PG&E “participated in all workshops and provided comments during the workshops verbally and in written comments after the workshops,” PG&E’s Brown responded. “The CPUC chose something similar to PG&E’s middle ground proposal on RA, which is similar to current requirements with increased transparency.”
The CPUC decision rejecting the compromise “created a disincentive for future collaboration,” Langer said. “PG&E did not compromise and was rewarded. We are open to working with IOUs again, but we hope the commission rewards collaboration and compromise.”

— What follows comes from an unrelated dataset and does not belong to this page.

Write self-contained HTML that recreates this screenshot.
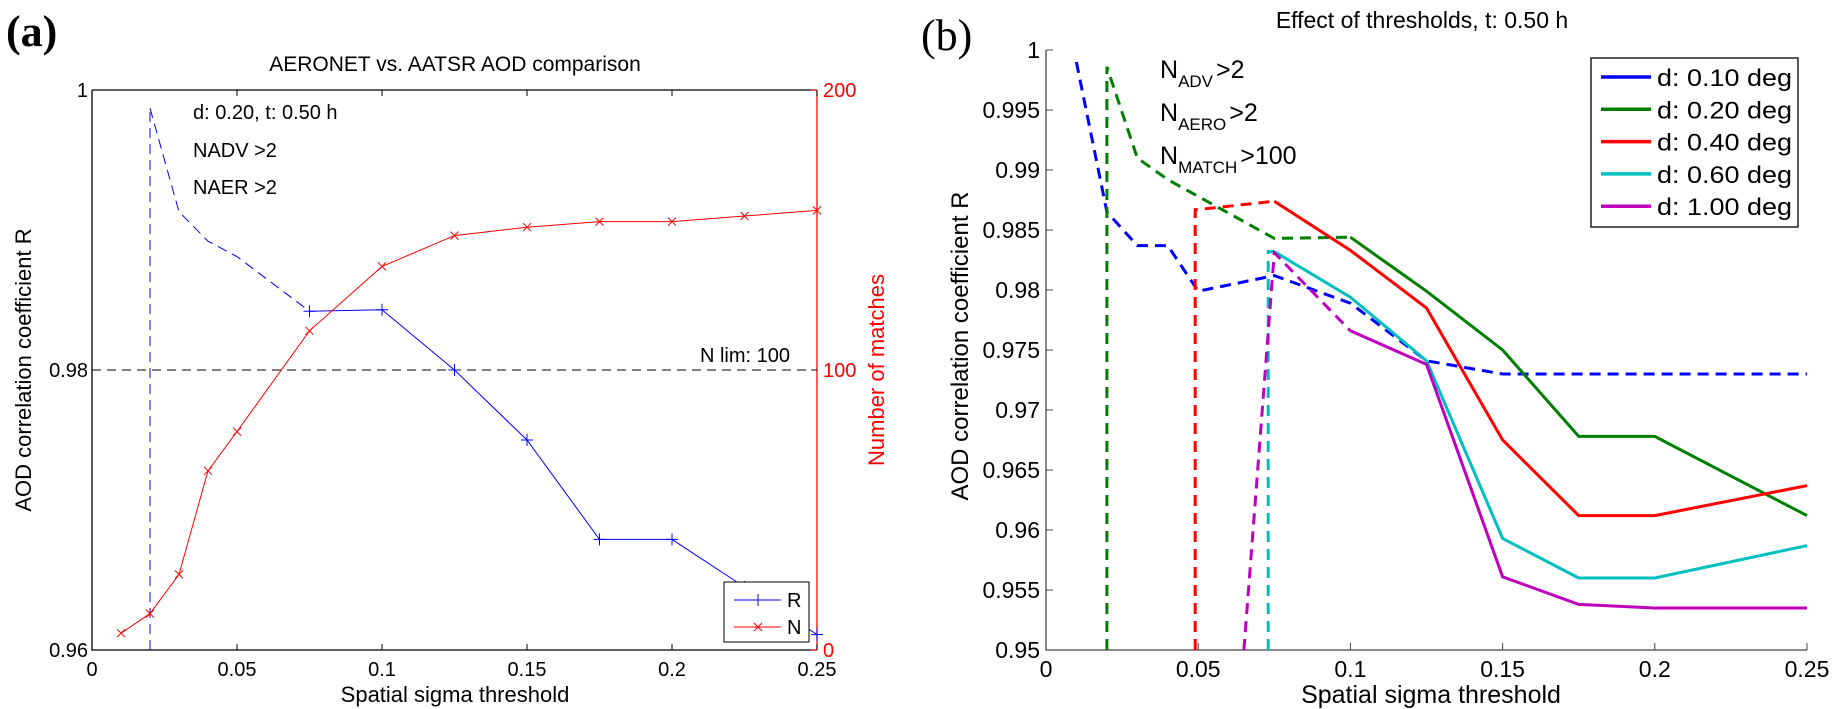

The CCAs applied to the CPUC for a rehearing, but “don’t feel confident the RA decision will change,” he added.
They also took the issue to California’s legislature. “We drafted Senate Bill 612 tightly to require the commission to make a fair allocation to all LSEs of equal shares of all attributes, so that customers get equal benefits,” EBCE Senior Public Policy Director and Deputy General Counsel Melissa Brandt said. The bill was passed by the Senate and is working its way through the Assembly, she added.
The need to build almost 15 GW of new resources by 2026 could be a leveler by shifting new procurement obligations across the new LSEs and IOUs, some stakeholders said.
The transition to a system with multiple off-takers “has happened, the model has proved itself, and developers are comfortable with it,” said ACP California’s Osborn Mills.
New LSEs have credit ratings and customers and can acquire resources like the utilities, Freedman agreed. The February bankruptcy of Western Community Energy highlighted longstanding financial weaknesses of new providers, but IOUs face new risks from wildfires and changing demand, too, he added.
“The grid is not working in California and many other states, and we have to rethink and innovate,” CEERT’s White said. “The debate over the PCIA decision shows how this is a new procurement era, and the driver has shifted from RPS attributes to reliability attributes everywhere.”